A l’invitation lancée sur le vif d’Alain Finkielkraut, à parler à la première personne à l’occasion de ce rendez-vous sur le thème des “inépuisables identités”, et en ouverture de ces deux journées de réflexions consacrées à penser la violence dans toutes ses formes d’expression, c’est dans un registre mêlant philosophie et intime, que BHL a répondu et que la grande discussion s’est tenue. Il fut question identités synonymes d’inquiétudes, menacées ou figées pour les uns, libres, battantes, ou à la complexité enthousiasmante pour les autres.

Il fut aussi question de la résurgence de l’antisémitisme, de l’histoire des idées, de nos drames, de nos mythes fondateurs et de nos penseurs et passeurs.

En réponse à cette injonction d’identité contemporaine, BHL a retracé, prenant appui sur son parcours, sa propre odyssée personnelle en écho différencié à celle, d’Alain Finkielkraut, son chemin philosophique porté par l’héritage universel d’un judaïsme pensé avec l’autre, avec un grand A, donc concernant nécessairement le grand ensemble. C’est avec jubilation que ces souvenirs personnels se sont mués en délicieuse relectures de textes ou redécouvertes des aventures de l’histoire de la pensée grecque et juive, jusqu’à nos jours et nos oeuvres littéraires, soit la “francité” et notre langue française disséquées avec passion.

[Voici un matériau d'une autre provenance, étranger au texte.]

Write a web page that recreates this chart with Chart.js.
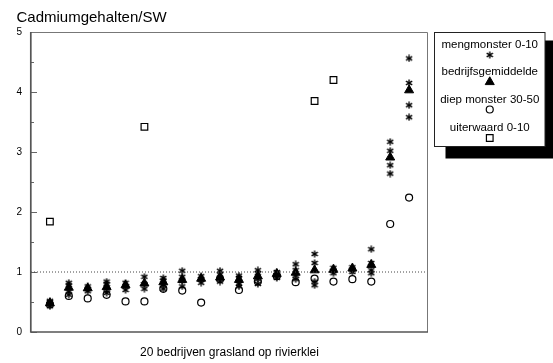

D’un retour au judaïsme comme impératif philosophique, de ces rencontres au sommet sur les remparts de Jérusalem, de la bataille de Monte Cassino aux nouveaux philosophes, des échecs d’Albert Cohen aux conversations d’anthologie avec Emmanuel Lévinas, de l’exégèse de Rachi à la nuit de Kippour de Rosenzweig, la question de l’articulation intrinsèque de la « France et du Judaïsme » est livrée en partage, telle une grille de lecture généreuse pour ceux, et ils sont nombreux, qui peuvent un jour éprouver, traverser, ou encore désirer se retrouver sur ce même chemin. La France ou le Judaïsme ? Une récit de logique philosophique. L’un sans l’autre, ou non ? Résolument non pour Bernard-Henri Lévy, égrenant ses arguments sur la base magnifique, choisie volontairement ou non, de l’injonction biblique « Zakhor! », support du déploiement de sa réflexion, philosophique, politique et littéraire, quant au pourquoi du comment de son combat, de son oeuvre et de ses convictions profondes, et donc, de son geste.

La France, à quelques conditions impérieuses, est bien une promesse absolue, le lieu de l’expression d’identités, si ces dernières ne mènent pas à l’exclusion, “paradoxales, fracturées, ou tragiques” mais si belles. Et c’est bien cette promesse et ce rêve, issus de l’histoire des idées, et non les discours identitaires fermés qu’il nous faut chérir et protéger. Au delà des petites anecdotes d’actualités montées en épingles par les réseaux sociaux, il nous reste, semble vouloir aussi nous confier Bernard-Henri Lévy, un espace gigantesque de dépassement de soi, d’espoir et de progrès, d’une modernité incroyable, à savoir Le livre, les livres, notre histoire et la littérature.